WHAT IS NEEDED: Restate the whole of the material. Keep every word, and drop the pictures.

(Entries with chart source code)
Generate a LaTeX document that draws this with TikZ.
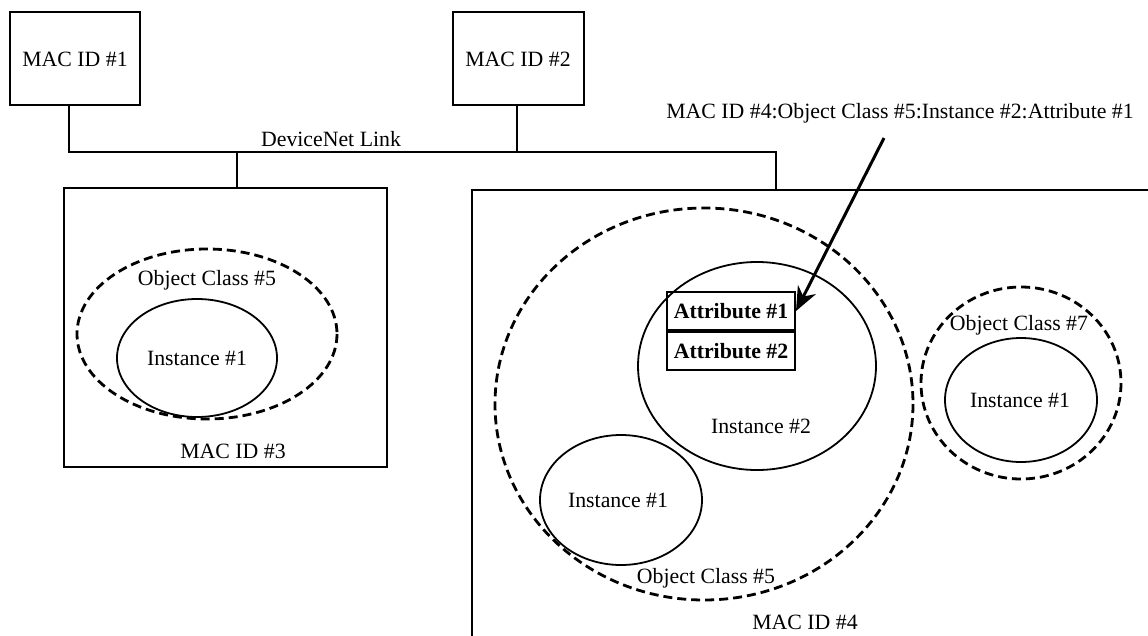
\documentclass[tikz,border=0pt]{standalone}
\usepackage{fontspec}
\setmainfont{Liberation Serif}
\usetikzlibrary{arrows.meta}
\begin{document}
\begin{tikzpicture}[x=1pt,y=-1pt,
  txt/.style={inner sep=0pt, font=\fontsize{21.8}{25}\selectfont},
  box/.style={draw, line width=2pt},
  wire/.style={line width=2pt},
  dashring/.style={draw, line width=2.8pt, dash pattern=on 9pt off 5pt},
  ring/.style={draw, line width=1.8pt},
  attrbox/.style={draw, line width=2pt, minimum width=128pt, minimum height=38pt, inner sep=0pt, font=\bfseries\fontsize{21.8}{25}\selectfont}]
\useasboundingbox (0,0) rectangle (1148,635);
% top devices
\draw[box] (10,12) rectangle (140,105);
\node[txt] (mac1) at (75,59) {MAC ID \#1};
\draw[box] (453,12) rectangle (584,105);
\node[txt] (mac2) at (518,59) {MAC ID \#2};
% bus
\coordinate (b1) at (69,152);
\coordinate (b2) at (776,152);
\draw[wire] (69,105) -- (b1) -- (b2) -- (776,190);
\draw[wire] (517,105) -- (517,152);
\draw[wire] (237,152) -- (237,188);
\node[txt] (dnl) at (331,139) {DeviceNet Link};
% MAC ID #3
\draw[box] (64,188) rectangle (387,467);
\node[txt] (mac3) at (233,451) {MAC ID \#3};
\draw[dashring] (207,334) ellipse [x radius=130, y radius=85];
\node[txt] (oc5a) at (207,280) {Object Class \#5};
\draw[ring] (197,358) ellipse [x radius=80, y radius=59];
\node[txt] (in1a) at (197,358) {Instance \#1};
% MAC ID #4
\draw[box] (472,640) -- (472,190) -- (1152,190);
\node[txt] (mac4) at (805,622) {MAC ID \#4};
\draw[dashring] (704,404) ellipse [x radius=209, y radius=196];
\node[txt] (oc5b) at (706,578) {Object Class \#5};
\draw[ring] (757,366) ellipse [x radius=119, y radius=104];
\node[txt] (in2) at (761,426) {Instance \#2};
\node[attrbox] (at1) at (731,311) {Attribute \#1};
\node[attrbox, anchor=north] (at2) at (at1.south) {Attribute \#2};
\draw[ring] (621,500) ellipse [x radius=81, y radius=65];
\node[txt] (in1b) at (618,500) {Instance \#1};
\draw[dashring] (1021,383) ellipse [x radius=100, y radius=96];
\node[txt] (oc7) at (1019,325) {Object Class \#7};
\draw[ring] (1021,400) ellipse [x radius=76, y radius=62];
\node[txt] (in1c) at (1020,400) {Instance \#1};
% path label
\node[txt] (lbl) at (900,113) {MAC ID \#4:Object Class \#5:Instance \#2:Attribute \#1};
\coordinate (arrs) at (884,138);
\draw[line width=3pt, -{Stealth[length=24pt, width=20pt]}] (arrs) -- (at1.east);
\end{tikzpicture}
\end{document}
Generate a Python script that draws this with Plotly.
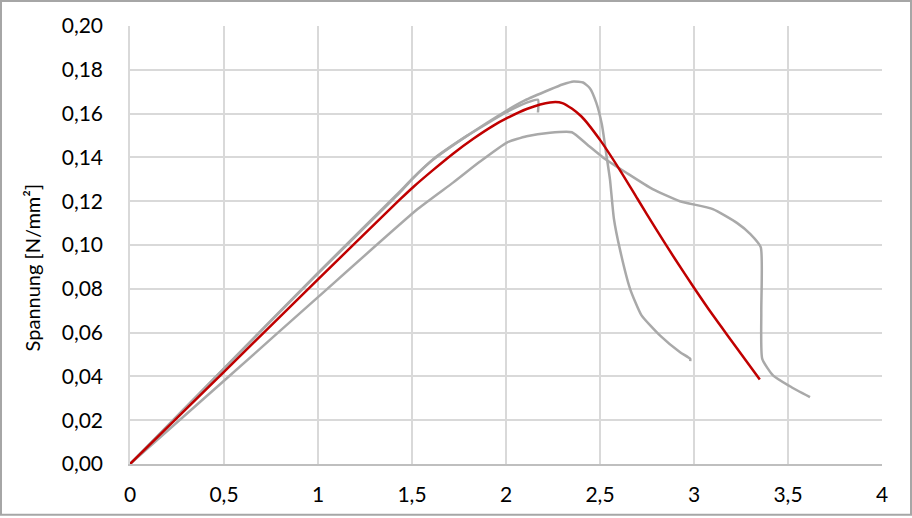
import plotly.graph_objects as go

# --- Dados ---
X_TICKS = [0, 0.5, 1, 1.5, 2, 2.5, 3, 3.5, 4]
X_TICK_LABELS = ["0", "0,5", "1", "1,5", "2", "2,5", "3", "3,5", "4"]
Y_TICKS = [0, 0.02, 0.04, 0.06, 0.08, 0.10, 0.12, 0.14, 0.16, 0.18, 0.20]

# Probe 1 (höchste Spitze, steiler Abfall)
probe1_x = [0, 0.5, 1.0, 1.436, 1.5, 1.613, 1.79, 2.0, 2.1, 2.234, 2.3, 2.36, 2.41,
            2.447, 2.48, 2.51, 2.535, 2.553, 2.574, 2.606, 2.66, 2.72, 2.82, 2.926,
            2.98, 2.98]
probe1_y = [0, 0.0435, 0.087, 0.124, 0.130, 0.139, 0.1497, 0.1612, 0.166, 0.171,
            0.1733, 0.1747, 0.1742, 0.1715, 0.165, 0.155, 0.1405, 0.130, 0.112, 0.098,
            0.080, 0.068, 0.0586, 0.051, 0.048, 0.047]

# Probe 2 (niedrige Spitze, langer Auslauf)
probe2_x = [0, 0.5, 1.0, 1.53, 1.72, 1.86, 2.005, 2.11, 2.234, 2.35, 2.43,
            2.516, 2.64, 2.78, 2.925, 3.10, 3.23, 3.30, 3.355, 3.358, 3.363, 3.42,
            3.51, 3.617]
probe2_y = [0, 0.038, 0.0762, 0.1164, 0.1286, 0.138, 0.1468, 0.1497, 0.1513,
            0.1515, 0.146, 0.140, 0.133, 0.1255, 0.120, 0.1164, 0.110, 0.105, 0.099,
            0.070, 0.048, 0.0405, 0.0355, 0.0305]

# Probe 3 (bricht bei ~2,17 ab)
probe3_x = [0, 0.5, 1.0, 1.436, 1.5, 1.613, 1.79, 2.0, 2.11, 2.17, 2.17]
probe3_y = [0, 0.0437, 0.0873, 0.1245, 0.1302, 0.1392, 0.1497, 0.1605, 0.165,
            0.1663, 0.1605]

# Mittelwert (rot)
mittel_x = [0, 0.5, 1.0, 1.436, 1.507, 1.613, 1.72, 1.826, 1.933, 2.007, 2.11,
            2.234, 2.3, 2.4, 2.5, 2.6, 2.7, 2.8, 2.9, 3.0, 3.1, 3.2, 3.35]
mittel_y = [0, 0.0421, 0.0843, 0.1208, 0.1265, 0.1343, 0.1418, 0.1485, 0.1545,
            0.158, 0.1621, 0.1651, 0.1648, 0.1588, 0.148, 0.135, 0.121, 0.107,
            0.0935, 0.0805, 0.068, 0.0562, 0.0386]

GRAU = "#a9a9a9"
ROT = "#c00000"
FONT = "Lato"

fig = go.Figure()

for xs, ys in [(probe2_x, probe2_y), (probe3_x, probe3_y), (probe1_x, probe1_y)]:
    fig.add_trace(go.Scatter(x=xs, y=ys, mode="lines",
                             line=dict(color=GRAU, width=2.5, shape="spline", smoothing=0.5),
                             hoverinfo="skip", showlegend=False))

fig.add_trace(go.Scatter(x=mittel_x, y=mittel_y, mode="lines",
                         line=dict(color=ROT, width=2.5, shape="spline", smoothing=0.8),
                         showlegend=False))

fig.update_layout(
    width=912, height=518,
    margin=dict(l=130, r=30, t=26, b=52),
    paper_bgcolor="white", plot_bgcolor="white",
    separators=", ",
    font=dict(family=FONT, size=21, color="black"),
    showlegend=False,
)

fig.update_xaxes(
    range=[0, 4], tickvals=X_TICKS, ticktext=X_TICK_LABELS,
    showgrid=True, gridcolor="#d9d9d9", gridwidth=1.5,
    showline=True, linecolor="#bfbfbf", linewidth=2,
    zeroline=False, ticks="", ticklabelstandoff=11,
)
fig.update_yaxes(
    range=[0, 0.20], tickvals=Y_TICKS, tickformat=".2f",
    showgrid=True, gridcolor="#d9d9d9", gridwidth=1.5,
    showline=True, linecolor="#d9d9d9", linewidth=1.5,
    zeroline=False, ticks="", ticklabelstandoff=21,
)

# Achsentitel als Annotation
fig.add_annotation(
    text="Spannung [N/mm²]", textangle=-90,
    xref="paper", yref="paper", x=-0.131, y=0.45,
    xanchor="center", yanchor="middle", showarrow=False,
    font=dict(family=FONT, size=20, color="black"),
)

# Rahmen um das Diagramm
fig.add_shape(
    type="rect", xref="paper", yref="paper",
    x0=-129 / 752, x1=781 / 752, y0=-51 / 440, y1=465 / 440,
    line=dict(color="#a6a6a6", width=2), fillcolor="rgba(0,0,0,0)", layer="below",
)

fig.write_html("out.html", config={"displayModeBar": False},
               post_script="document.body.style.margin='0';")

THE OUTPUT:
Generate a LaTeX document that draws this with TikZ.
\documentclass[tikz,border=0pt]{standalone}
\usepackage{fontspec}
\setmainfont{Liberation Serif}
\usetikzlibrary{arrows.meta}
\begin{document}
\begin{tikzpicture}[x=1pt,y=-1pt,
  txt/.style={inner sep=0pt, font=\fontsize{21.8}{25}\selectfont},
  box/.style={draw, line width=2pt},
  wire/.style={line width=2pt},
  dashring/.style={draw, line width=2.8pt, dash pattern=on 9pt off 5pt},
  ring/.style={draw, line width=1.8pt},
  attrbox/.style={draw, line width=2pt, minimum width=128pt, minimum height=38pt, inner sep=0pt, font=\bfseries\fontsize{21.8}{25}\selectfont}]
\useasboundingbox (0,0) rectangle (1148,635);
% top devices
\draw[box] (10,12) rectangle (140,105);
\node[txt] (mac1) at (75,59) {MAC ID \#1};
\draw[box] (453,12) rectangle (584,105);
\node[txt] (mac2) at (518,59) {MAC ID \#2};
% bus
\coordinate (b1) at (69,152);
\coordinate (b2) at (776,152);
\draw[wire] (69,105) -- (b1) -- (b2) -- (776,190);
\draw[wire] (517,105) -- (517,152);
\draw[wire] (237,152) -- (237,188);
\node[txt] (dnl) at (331,139) {DeviceNet Link};
% MAC ID #3
\draw[box] (64,188) rectangle (387,467);
\node[txt] (mac3) at (233,451) {MAC ID \#3};
\draw[dashring] (207,334) ellipse [x radius=130, y radius=85];
\node[txt] (oc5a) at (207,280) {Object Class \#5};
\draw[ring] (197,358) ellipse [x radius=80, y radius=59];
\node[txt] (in1a) at (197,358) {Instance \#1};
% MAC ID #4
\draw[box] (472,640) -- (472,190) -- (1152,190);
\node[txt] (mac4) at (805,622) {MAC ID \#4};
\draw[dashring] (704,404) ellipse [x radius=209, y radius=196];
\node[txt] (oc5b) at (706,578) {Object Class \#5};
\draw[ring] (757,366) ellipse [x radius=119, y radius=104];
\node[txt] (in2) at (761,426) {Instance \#2};
\node[attrbox] (at1) at (731,311) {Attribute \#1};
\node[attrbox, anchor=north] (at2) at (at1.south) {Attribute \#2};
\draw[ring] (621,500) ellipse [x radius=81, y radius=65];
\node[txt] (in1b) at (618,500) {Instance \#1};
\draw[dashring] (1021,383) ellipse [x radius=100, y radius=96];
\node[txt] (oc7) at (1019,325) {Object Class \#7};
\draw[ring] (1021,400) ellipse [x radius=76, y radius=62];
\node[txt] (in1c) at (1020,400) {Instance \#1};
% path label
\node[txt] (lbl) at (900,113) {MAC ID \#4:Object Class \#5:Instance \#2:Attribute \#1};
\coordinate (arrs) at (884,138);
\draw[line width=3pt, -{Stealth[length=24pt, width=20pt]}] (arrs) -- (at1.east);
\end{tikzpicture}
\end{document}
Generate a Python script that draws this with Plotly.
import plotly.graph_objects as go

# --- Dados ---
X_TICKS = [0, 0.5, 1, 1.5, 2, 2.5, 3, 3.5, 4]
X_TICK_LABELS = ["0", "0,5", "1", "1,5", "2", "2,5", "3", "3,5", "4"]
Y_TICKS = [0, 0.02, 0.04, 0.06, 0.08, 0.10, 0.12, 0.14, 0.16, 0.18, 0.20]

# Probe 1 (höchste Spitze, steiler Abfall)
probe1_x = [0, 0.5, 1.0, 1.436, 1.5, 1.613, 1.79, 2.0, 2.1, 2.234, 2.3, 2.36, 2.41,
            2.447, 2.48, 2.51, 2.535, 2.553, 2.574, 2.606, 2.66, 2.72, 2.82, 2.926,
            2.98, 2.98]
probe1_y = [0, 0.0435, 0.087, 0.124, 0.130, 0.139, 0.1497, 0.1612, 0.166, 0.171,
            0.1733, 0.1747, 0.1742, 0.1715, 0.165, 0.155, 0.1405, 0.130, 0.112, 0.098,
            0.080, 0.068, 0.0586, 0.051, 0.048, 0.047]

# Probe 2 (niedrige Spitze, langer Auslauf)
probe2_x = [0, 0.5, 1.0, 1.53, 1.72, 1.86, 2.005, 2.11, 2.234, 2.35, 2.43,
            2.516, 2.64, 2.78, 2.925, 3.10, 3.23, 3.30, 3.355, 3.358, 3.363, 3.42,
            3.51, 3.617]
probe2_y = [0, 0.038, 0.0762, 0.1164, 0.1286, 0.138, 0.1468, 0.1497, 0.1513,
            0.1515, 0.146, 0.140, 0.133, 0.1255, 0.120, 0.1164, 0.110, 0.105, 0.099,
            0.070, 0.048, 0.0405, 0.0355, 0.0305]

# Probe 3 (bricht bei ~2,17 ab)
probe3_x = [0, 0.5, 1.0, 1.436, 1.5, 1.613, 1.79, 2.0, 2.11, 2.17, 2.17]
probe3_y = [0, 0.0437, 0.0873, 0.1245, 0.1302, 0.1392, 0.1497, 0.1605, 0.165,
            0.1663, 0.1605]

# Mittelwert (rot)
mittel_x = [0, 0.5, 1.0, 1.436, 1.507, 1.613, 1.72, 1.826, 1.933, 2.007, 2.11,
            2.234, 2.3, 2.4, 2.5, 2.6, 2.7, 2.8, 2.9, 3.0, 3.1, 3.2, 3.35]
mittel_y = [0, 0.0421, 0.0843, 0.1208, 0.1265, 0.1343, 0.1418, 0.1485, 0.1545,
            0.158, 0.1621, 0.1651, 0.1648, 0.1588, 0.148, 0.135, 0.121, 0.107,
            0.0935, 0.0805, 0.068, 0.0562, 0.0386]

GRAU = "#a9a9a9"
ROT = "#c00000"
FONT = "Lato"

fig = go.Figure()

for xs, ys in [(probe2_x, probe2_y), (probe3_x, probe3_y), (probe1_x, probe1_y)]:
    fig.add_trace(go.Scatter(x=xs, y=ys, mode="lines",
                             line=dict(color=GRAU, width=2.5, shape="spline", smoothing=0.5),
                             hoverinfo="skip", showlegend=False))

fig.add_trace(go.Scatter(x=mittel_x, y=mittel_y, mode="lines",
                         line=dict(color=ROT, width=2.5, shape="spline", smoothing=0.8),
                         showlegend=False))

fig.update_layout(
    width=912, height=518,
    margin=dict(l=130, r=30, t=26, b=52),
    paper_bgcolor="white", plot_bgcolor="white",
    separators=", ",
    font=dict(family=FONT, size=21, color="black"),
    showlegend=False,
)

fig.update_xaxes(
    range=[0, 4], tickvals=X_TICKS, ticktext=X_TICK_LABELS,
    showgrid=True, gridcolor="#d9d9d9", gridwidth=1.5,
    showline=True, linecolor="#bfbfbf", linewidth=2,
    zeroline=False, ticks="", ticklabelstandoff=11,
)
fig.update_yaxes(
    range=[0, 0.20], tickvals=Y_TICKS, tickformat=".2f",
    showgrid=True, gridcolor="#d9d9d9", gridwidth=1.5,
    showline=True, linecolor="#d9d9d9", linewidth=1.5,
    zeroline=False, ticks="", ticklabelstandoff=21,
)

# Achsentitel als Annotation
fig.add_annotation(
    text="Spannung [N/mm²]", textangle=-90,
    xref="paper", yref="paper", x=-0.131, y=0.45,
    xanchor="center", yanchor="middle", showarrow=False,
    font=dict(family=FONT, size=20, color="black"),
)

# Rahmen um das Diagramm
fig.add_shape(
    type="rect", xref="paper", yref="paper",
    x0=-129 / 752, x1=781 / 752, y0=-51 / 440, y1=465 / 440,
    line=dict(color="#a6a6a6", width=2), fillcolor="rgba(0,0,0,0)", layer="below",
)

fig.write_html("out.html", config={"displayModeBar": False},
               post_script="document.body.style.margin='0';")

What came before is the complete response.